Hartes was re-opened in December 2009 by brother’s in-law Paul Lenehan and Ronan Kinsella. Formerly known as Ollie’s or the Vatican this bar was always known to be a busy and well run establishment a reputation which has been maintained with the new image and name.
“With over 30 years of experience and knowledge behind us we thought that Kildare town was ready for a Gastro Pub”. …. Paul.
Proud members of the Restaurants Association of Ireland, the Vintners Association of Ireland and Good Food Ireland Hartes has firmly put itself on the map. We source our food and drinks carefully, providing high quality, fresh and sustainable products whenever possible. Our staff strive for excellence in the creation, preparation and service of our meals, for example we can recommend the perfect craft beer accompaniment for your main course or even help you choose from our extensive gin menu. It is our ambition to create a hospitality business where service, quality, value for money and consistency are always the main focus.
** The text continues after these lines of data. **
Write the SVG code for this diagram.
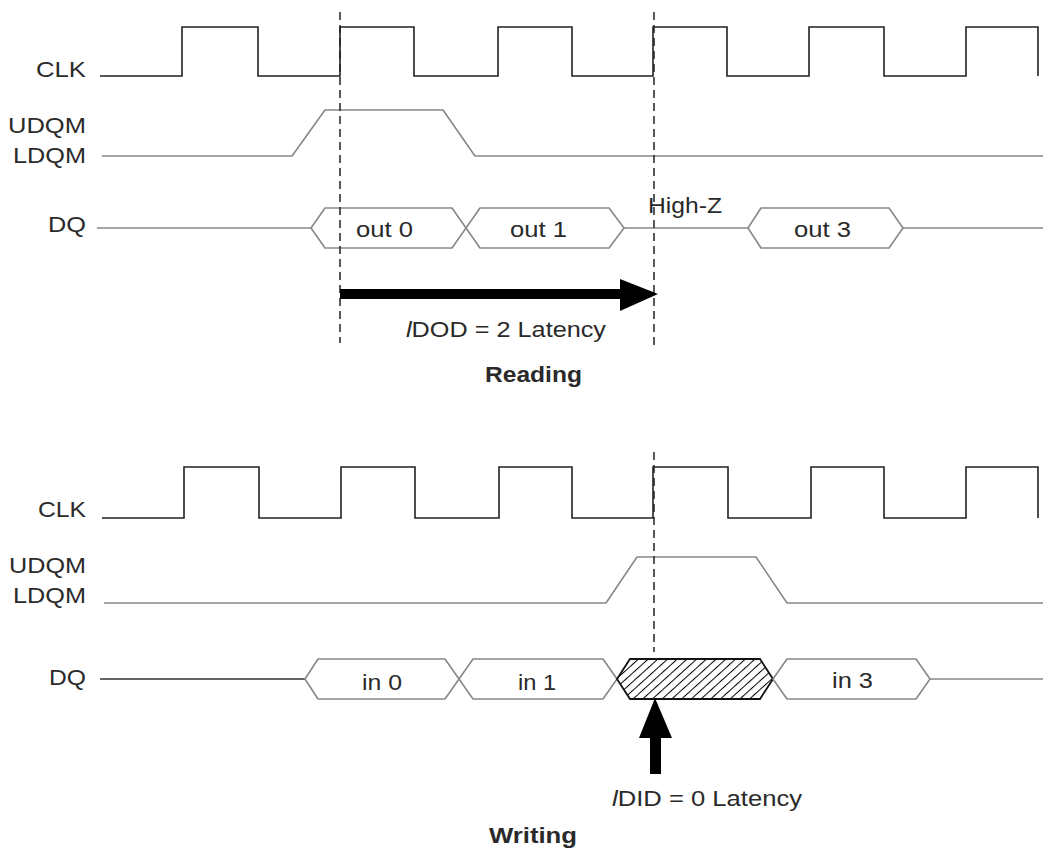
<svg xmlns="http://www.w3.org/2000/svg" width="1047" height="852" viewBox="0 0 1047 852">
<style>
  text { font-family: "Liberation Sans", Arial, sans-serif; font-size: 22px; fill: #2a2a2a; }
  .b { font-weight: bold; }
  .clk { fill: none; stroke: #222; stroke-width: 1.6; stroke-linejoin: miter; }
  .sig { fill: none; stroke: #888; stroke-width: 1.6; stroke-linejoin: round; }
  .dark { fill: none; stroke: #333; stroke-width: 1.6; }
  .dash { fill: none; stroke: #222; stroke-width: 1.5; stroke-dasharray: 8 5; }
  .hatch { fill: url(#hatch); stroke: #111; stroke-width: 1.8; }
  .arrow { fill: #000; stroke: none; }
</style>
<defs>
  <pattern id="hatch" patternUnits="userSpaceOnUse" width="6.5" height="6.5" patternTransform="rotate(48)">
    <rect width="6.5" height="6.5" fill="#fff"/>
    <line x1="0" y1="0" x2="0" y2="6.5" stroke="#000" stroke-width="2"/>
  </pattern>
</defs>
<rect width="1047" height="852" fill="#fff"/>

<!-- ===== Reading ===== -->
<g id="read-labels">
  <text x="36" y="77" textLength="50" lengthAdjust="spacingAndGlyphs">CLK</text>
  <text x="8" y="133" textLength="78" lengthAdjust="spacingAndGlyphs">UDQM</text>
  <text x="13" y="163" textLength="73" lengthAdjust="spacingAndGlyphs">LDQM</text>
  <text x="48" y="232" textLength="38" lengthAdjust="spacingAndGlyphs">DQ</text>
</g>
<g id="read-clk">
  <polyline class="clk" points="100,76 182,76 182,27 258,27 258,76 340,76 340,27 414,27 414,76 498,76 498,27 572,27 572,76 653,76 653,27 727,27 727,76 809,76 809,27 884,27 884,76 966,76 966,27 1038,27 1038,76"/>
</g>
<g id="read-dqm">
  <polyline class="sig" points="102,156 292,156 325,110 443,110 475,156 1043,156"/>
</g>
<g id="read-dq">
  <line class="sig" x1="97" y1="228" x2="311" y2="228"/>
  <polygon class="sig" points="311,228 325,208 452,208 466,228 452,248 325,248"/>
  <polygon class="sig" points="466,228 480,208 609,208 624,228 609,248 480,248"/>
  <line class="sig" x1="624" y1="228" x2="748" y2="228"/>
  <polygon class="sig" points="748,228 761,208 889,208 903,228 889,248 761,248"/>
  <line class="sig" x1="903" y1="228" x2="1043" y2="228"/>
  <text x="356" y="237" textLength="57" lengthAdjust="spacingAndGlyphs">out 0</text>
  <text x="510" y="237" textLength="57" lengthAdjust="spacingAndGlyphs">out 1</text>
  <text x="648" y="213" textLength="74" lengthAdjust="spacingAndGlyphs">High-Z</text>
  <text x="794" y="237" textLength="57" lengthAdjust="spacingAndGlyphs">out 3</text>
</g>
<g id="read-connectors">
  <line class="dash" x1="340" y1="12" x2="340" y2="343"/>
  <line class="dash" x1="654" y1="12" x2="654" y2="345"/>
  <rect class="arrow" x="340" y="289" width="282" height="10"/>
  <polygon class="arrow" points="620,279 658,294 620,311"/>
</g>
<g id="read-caption">
  <text x="406" y="337" textLength="200" lengthAdjust="spacingAndGlyphs"><tspan font-style="italic">l</tspan>DOD = 2 Latency</text>
  <text class="b" x="485" y="382" textLength="97" lengthAdjust="spacingAndGlyphs">Reading</text>
</g>

<!-- ===== Writing ===== -->
<g id="write-labels">
  <text x="38" y="517" textLength="48" lengthAdjust="spacingAndGlyphs">CLK</text>
  <text x="9" y="573" textLength="77" lengthAdjust="spacingAndGlyphs">UDQM</text>
  <text x="13" y="603" textLength="73" lengthAdjust="spacingAndGlyphs">LDQM</text>
  <text x="49" y="685" textLength="37" lengthAdjust="spacingAndGlyphs">DQ</text>
</g>
<g id="write-clk">
  <polyline class="clk" points="102,518 184,518 184,467 259,467 259,518 341,518 341,467 415,467 415,518 499,518 499,467 572,467 572,518 653,518 653,467 728,467 728,518 811,518 811,467 884,467 884,518 966,518 966,467 1038,467 1038,518"/>
</g>
<g id="write-dqm">
  <polyline class="sig" points="104,603 606,603 637,557 756,557 787,603 1043,603"/>
</g>
<g id="write-dq">
  <line class="dark" x1="100" y1="679" x2="305" y2="679"/>
  <polygon class="sig" points="305,679 318,659 445,659 459,679 445,699 318,699"/>
  <polygon class="sig" points="459,679 473,659 603,659 617,679 603,699 473,699"/>
  <polygon class="hatch" points="617,679 630,659 760,659 773,679 760,699 630,699"/>
  <polygon class="sig" points="773,679 787,659 916,659 930,679 916,699 787,699"/>
  <line class="sig" x1="930" y1="679" x2="1043" y2="679"/>
  <text x="362" y="690" textLength="40" lengthAdjust="spacingAndGlyphs">in 0</text>
  <text x="518" y="690" textLength="38" lengthAdjust="spacingAndGlyphs">in 1</text>
  <text x="832" y="688" textLength="41" lengthAdjust="spacingAndGlyphs">in 3</text>
</g>
<g id="write-connectors">
  <line class="dash" x1="654" y1="452" x2="654" y2="652"/>
  <polygon class="arrow" points="655,698 639,738 672,738"/>
  <rect class="arrow" x="650" y="737" width="11" height="37"/>
</g>
<g id="write-caption">
  <text x="612" y="806" textLength="190" lengthAdjust="spacingAndGlyphs"><tspan font-style="italic">l</tspan>DID = 0 Latency</text>
  <text class="b" x="489" y="843" textLength="88" lengthAdjust="spacingAndGlyphs">Writing</text>
</g>
</svg>
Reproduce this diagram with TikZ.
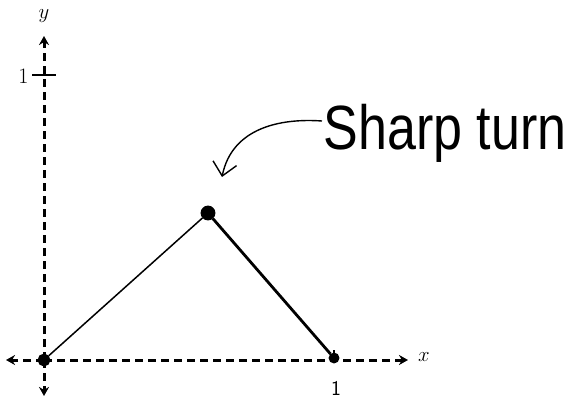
\documentclass[tikz,border=0pt]{standalone}
\usepackage{fontspec}
\newfontfamily\handfont{Liberation Sans}
\usetikzlibrary{arrows.meta}
\begin{document}
\begin{tikzpicture}[x=1pt,y=-1pt,
  axis/.style={line width=3pt,dash pattern=on 8pt off 5pt,-{Stealth[length=9pt,width=10pt]}},
  seg/.style={line width=1.5pt},
  segthick/.style={line width=2.8pt},
  pt/.style={circle,draw,fill=black,line width=1.8pt,minimum size=11pt,inner sep=0pt},
  lbl/.style={font=\fontsize{22}{22}\selectfont},
  curvearrow/.style={line width=1.4pt,-{Straight Barb[length=13pt,width=24pt]}}]
\useasboundingbox (0,0) rectangle (573,398);
\coordinate (O) at (44,360);
\coordinate (xl) at (6,360);
\coordinate (xr) at (408,360);
\coordinate (yt) at (44,36);
\coordinate (yb) at (44,396);
\draw[axis] (O) -- (xr);
\draw[axis] (O) -- (xl);
\draw[axis] (O) -- (yt);
\draw[axis] (O) -- (yb);
\coordinate (ty) at (44,75);
\coordinate (tx) at (334,360);
\draw[line width=2.5pt] ([xshift=-12pt]ty) -- ([xshift=12pt]ty);
\draw[line width=2pt] (tx) -- ([yshift=10pt]tx);
\node[lbl,anchor=east] (one_y) at (32,76) {1};
\node[font=\sffamily\fontsize{21}{21}\selectfont] (one_x) at (336,388) {1};
\node[lbl] (ylab) at (44,16) {$y$};
\node[lbl] (xlab) at (424,357) {$x$};
\node[pt] (A) at (44,360) {};
\node[pt,minimum size=13pt] (B) at (208,213) {};
\node[pt,minimum size=9pt] (C) at (334,358) {};
\draw[seg] (A) -- (B);
\draw[segthick] (B) -- (C);
\node[font=\handfont\fontsize{50}{50}\selectfont,anchor=west,xscale=1.04,yscale=1.25] (txt) at (320,133) {Sharp turn};
\coordinate (cs) at (322,121);
\coordinate (ce) at (222,177);
\draw[curvearrow] (cs) .. controls (280,118) and (232,128) .. (ce);
\end{tikzpicture}
\end{document}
Hartes is part of the Pro-Gastrobars Group, currently with three strong businesses in Dublin & Kildare, with more ventures pending, and currently over 70 team members. With such a diverse range of sites we are always looking for motivated people and there are always prospects of advancement for the right people.
We invest in our team and want to bring them with us on this journey. We are always on the lookout for talented & motivated bar staff, waiting staff, chefs, porters. Is this you??
Its very simple, we believe in what we do, we work hard, believe in serving great Irish food and drink. We are part of Good Food Irealnd, McKenna’s Guides. Hartes is now in The Michelin Pub Guide. We look for driven, motivated people who are as passionate about food & drink as we are, and enjoy the the buzz of fast paced but highly skilled food & bev service.
Barry Liscombe Head Chef “Our customers enjoy reading all about the people involved and we state clearly on our menus that we use only sustainable fish, fully traceable Bord Bia approved Irish beef, poultry, pork and bacon and support Irish artisan suppliers. Beef and lamb are sourced from Haynestown Meats in Newbridge, our free range pork from Pigs on the Green in Co. Offaly. Our chicken comes from Curragh foods and Ballysax, both in Co. Kildare, Wrights of Marino supply us with fish and shellfish and our exotic mushrooms are grown by Lucy Deegan and Mark Cribbin’s Ballyhoura Mountain Mushrooms, in North Cork. We use our menus and our website to pass on the stories behind our valued food and craft beer suppliers”.
Our Philosophy for the cookery school is the same as it is for the chefs we train day in day out in the kitchen, it is not to show you how to cook this and that, that’s the same as painting by numbers, but to open your minds to what you can do with the ingredients, create your own recipes, and to inspire you to throw out every old rule you had about what you should and shouldn’t do, and let your taste, smell and touch rule all.